Beginning in 2016, SK Innovation begins hiring dozens of LG Chem engineers and critical business services staff. An internal audit revealed some of these employees downloaded 400 to 1,900 key technical documents from LG Chem’s data servers before their move to SK.

SK Innovation’s aggregated amount of EV battery supply in contract increased by more than 14 times between 2016, when it began misappropriating LG Chem’s trade secrets, and 2019, when it announced plans to build a major manufacturing plant in Georgia.
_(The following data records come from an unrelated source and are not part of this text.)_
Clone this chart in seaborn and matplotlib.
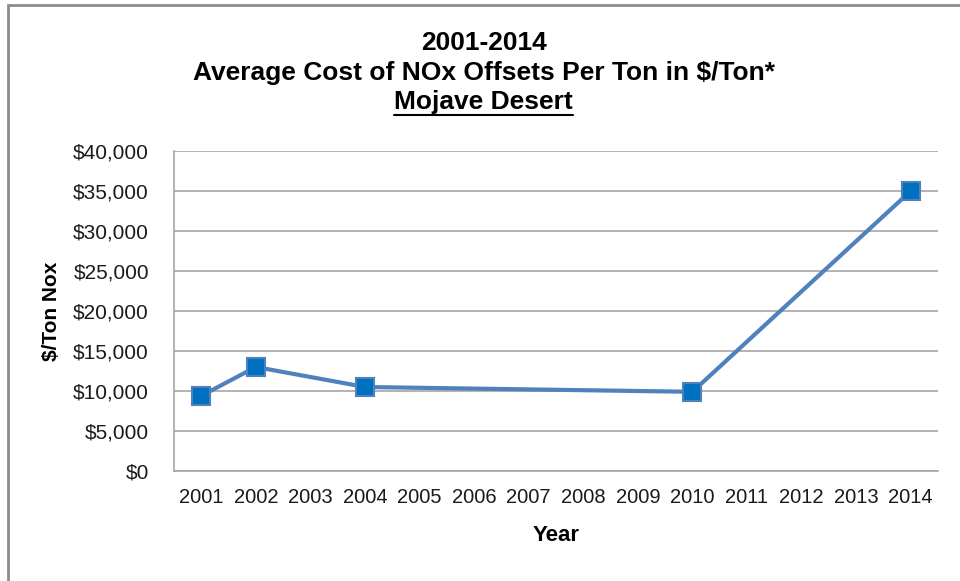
import matplotlib.pyplot as plt
from matplotlib.patches import Rectangle
import seaborn as sns
import pandas as pd

# data
all_years = list(range(2001, 2015))
years = [2001, 2002, 2004, 2010, 2014]
cost = [9400, 13000, 10500, 9900, 35000]
y_ticks = [0, 5000, 10000, 15000, 20000, 25000, 30000, 35000, 40000]

df = pd.DataFrame({'Year': years, 'Cost': cost})

sns.set_style('white')
plt.rcParams['font.family'] = ['Liberation Sans', 'DejaVu Sans']
plt.rcParams['text.color'] = 'black'
plt.rcParams['axes.labelcolor'] = 'black'

fig = plt.figure(figsize=(9.6, 5.81), dpi=100)
ax = fig.add_axes([174/960, 1 - 471/581, (938 - 174)/960, (471 - 151)/581])

sns.lineplot(data=df, x='Year', y='Cost', ax=ax, color='#4F81BD', linewidth=3,
             marker='s', markersize=13, markerfacecolor='#0070C0',
             markeredgecolor='#4F81BD', markeredgewidth=1.5, zorder=3)

ax.set_xlim(2000.5, 2014.5)
ax.set_ylim(0, 40000)
ax.set_xticks(all_years)
ax.set_xticklabels([str(y) for y in all_years], fontsize=14.5, color='#1a1a1a')
ax.set_yticks(y_ticks)
ax.set_yticklabels(['${:,}'.format(v) for v in y_ticks], fontsize=15, color='#1a1a1a')
ax.tick_params(axis='x', length=0, pad=12)
ax.tick_params(axis='y', length=0, pad=18)
ax.grid(axis='y', color='#A6A6A6', linewidth=1.2)
ax.set_axisbelow(True)

for s in ['top', 'right']:
    ax.spines[s].set_visible(False)
for s in ['left', 'bottom']:
    ax.spines[s].set_color('#A6A6A6')
    ax.spines[s].set_linewidth(1.2)

ax.set_xlabel('Year', fontsize=16, fontweight='bold')
ax.set_ylabel('$/Ton Nox', fontsize=15, fontweight='bold')
ax.xaxis.set_label_coords(0.5, (471 - 525) / 320)
ax.yaxis.set_label_coords((61 - 174) / 764, 0.5)

title_size = 19
fig.text(0.504, 1 - 43/581, '2001-2014', ha='center', va='center',
         fontsize=title_size, fontweight='bold')
fig.text(0.504, 1 - 73/581, 'Average Cost of NOx Offsets Per Ton in $/Ton*',
         ha='center', va='center', fontsize=title_size, fontweight='bold')
t = fig.text(0.504, 1 - 102/581, 'Mojave Desert', ha='center', va='center',
             fontsize=title_size, fontweight='bold')

# underline for last title line
fig.canvas.draw()
bb = t.get_window_extent()
fig.add_artist(plt.Line2D([bb.x0 / 960, bb.x1 / 960],
                          [(bb.y0 - 1) / 581, (bb.y0 - 1) / 581],
                          color='black', linewidth=1.5))

# outer chart border
fig.add_artist(Rectangle((8/960, -0.1), 1.2, 1 - 5/581 + 0.1,
                         transform=fig.transFigure, fill=False,
                         edgecolor='#8C8C8C', linewidth=2))

fig.savefig('out.png', dpi=100)
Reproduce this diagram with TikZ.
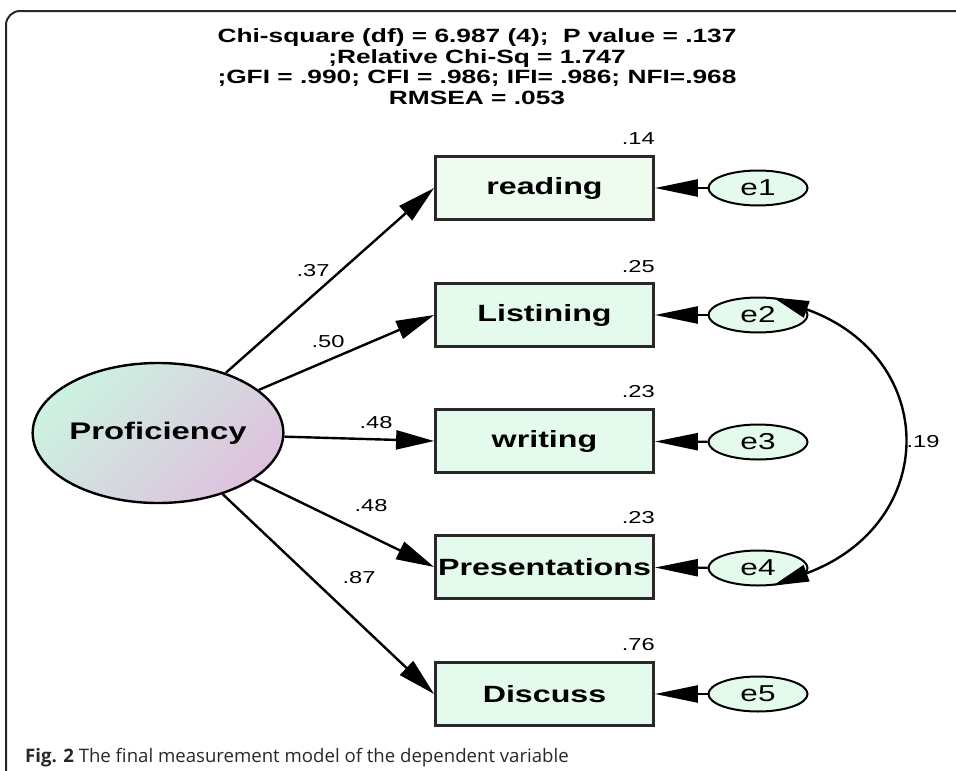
\documentclass[tikz,border=0pt]{standalone}
\usepackage{fontspec}
\setmainfont{Liberation Sans}
% Arial-like face, widened to the diagram's aspect
\newfontfamily\diagfont[FakeStretch=1.37]{Liberation Sans}
\newfontfamily\capfont{Open Sans}
\usetikzlibrary{arrows.meta,shapes.geometric,shadings}

\definecolor{boxfill}{RGB}{228,250,236}
\definecolor{readfill}{RGB}{238,252,240}
\definecolor{edgegray}{RGB}{40,40,40}
\definecolor{latgreen}{RGB}{204,242,224}
\definecolor{latmauve}{RGB}{222,194,222}
\definecolor{framegray}{RGB}{40,40,40}
\definecolor{captext}{RGB}{40,40,40}

\tikzset{
  obs/.style={rectangle, draw=edgegray, line width=2.8pt, fill=boxfill,
    minimum width=218pt, minimum height=63pt, inner sep=0pt,
    font=\diagfont\bfseries\fontsize{23.5}{26}\selectfont},
  err/.style={ellipse, draw=black, line width=2pt, fill=boxfill,
    minimum width=99pt, minimum height=35pt, inner sep=0pt,
    font=\diagfont\fontsize{23}{26}\selectfont},
  latent/.style={ellipse, draw=black, line width=2.4pt,
    top color=latgreen, bottom color=latmauve, shading angle=45,
    minimum width=240pt, minimum height=140pt, inner sep=0pt,
    font=\diagfont\bfseries\fontsize{24}{27}\selectfont},
  load/.style={-{Triangle[length=38pt,width=19pt]}, line width=2.4pt},
  errpath/.style={-{Triangle[length=43pt,width=17pt]}, line width=2.4pt},
  cov/.style={{Triangle[length=36pt,width=17pt]}-{Triangle[length=36pt,width=17pt]}, line width=2.4pt},
  coef/.style={font=\diagfont\fontsize{17.3}{20}\selectfont, inner sep=0pt},
  rsq/.style={coef, anchor=base east},
  hdr/.style={font=\diagfont\bfseries\fontsize{19.2}{21}\selectfont, anchor=base, inner sep=0pt},
}

\begin{document}
\begin{tikzpicture}[x=1pt, y=-1pt]
\useasboundingbox (0,0) rectangle (956,771);

% frame
\draw[framegray, line width=2pt, rounded corners=14pt] (6,771) -- (6,11) -- (960,11);

% fit statistics
\node[hdr] (h1) at (477,42.5) {Chi-square (df) = 6.987 (4);~ P value = .137};
\node[hdr] (h2) at (477,63) {;Relative Chi-Sq = 1.747};
\node[hdr] (h3) at (477,83.5) {;GFI = .990; CFI = .986; IFI= .986; NFI=.968};
\node[hdr] (h4) at (477,104) {RMSEA = .053};

% latent variable
\node[latent] (prof) at (158,433) {Proficiency};

% observed indicators
\node[obs, fill=readfill] (read) at (544.5,188) {reading};
\node[obs] (list) at (544.5,315) {Listining};
\node[obs] (writ) at (544.5,441) {writing};
\node[obs] (pres) at (544.5,567) {Presentations};
\node[obs] (disc) at (544.5,694) {Discuss};

% error terms
\node[err] (e1) at (758,188) {e1};
\node[err] (e2) at (758,315) {e2};
\node[err] (e3) at (758,442) {e3};
\node[err] (e4) at (758,568) {e4};
\node[err] (e5) at (758,694) {e5};

% squared multiple correlations
\node[rsq] (r1) at (655,144) {.14};
\node[rsq] (r2) at (655,272) {.25};
\node[rsq] (r3) at (655,397) {.23};
\node[rsq] (r4) at (655,523) {.23};
\node[rsq] (r5) at (655,650) {.76};

% factor loadings
\draw[load] (prof) -- (read.west);
\draw[load] (prof) -- (list.west);
\draw[load] (prof) -- (writ.west);
\draw[load] (prof) -- (pres.west);
\draw[load] (prof) -- (disc.west);

\node[coef] (l1) at (313,271) {.37};
\node[coef] (l2) at (328,342) {.50};
\node[coef] (l3) at (376,423) {.48};
\node[coef] (l4) at (371,506) {.48};
\node[coef] (l5) at (359,578) {.87};

% error paths
\draw[errpath] (e1) -- (read);
\draw[errpath] (e2) -- (list);
\draw[errpath] (e3) -- (writ);
\draw[errpath] (e4) -- (pres);
\draw[errpath] (e5) -- (disc);

% error covariance
\draw[cov] (e4.-50) .. controls (940,524) and (940,357) .. (e2.50);
\node[coef] (c24) at (923,442) {.19};

% caption
\node[anchor=base west, inner sep=0pt, text=captext,
  font=\capfont\fontsize{18.6}{21}\selectfont] (cap) at (25,762)
  {\textbf{Fig. 2} The final measurement model of the dependent variable};
\end{tikzpicture}
\end{document}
In April 2019, LG Chem filed a pair of federal lawsuits alleging SKI’s trade secret misappropriation. The very next day, one SKI executive emailed staff: "Delete every material related to the rival company from every single individual's PC, mail storage archives and team rooms. ASAP. ... Delete this email after completing this direction."

SK Innovation stole in just a few years a technological know-how that LG Chem spent decades developing. It gave them an unfair and unlawful advantage when pursuing customers in the United States and across the world.

After a trial and exhaustive two-year investigation, the USITC sided with LG Energy Solution.

But LGES wasn’t the only victim of SKI’s misdeeds.

SK Innovation had previously said it would employ 2,600 workers by 2024 at a new manufacturing facility in Commerce, Georgia. Now, it says the USITC recent decision means the plant will close. That’s not true.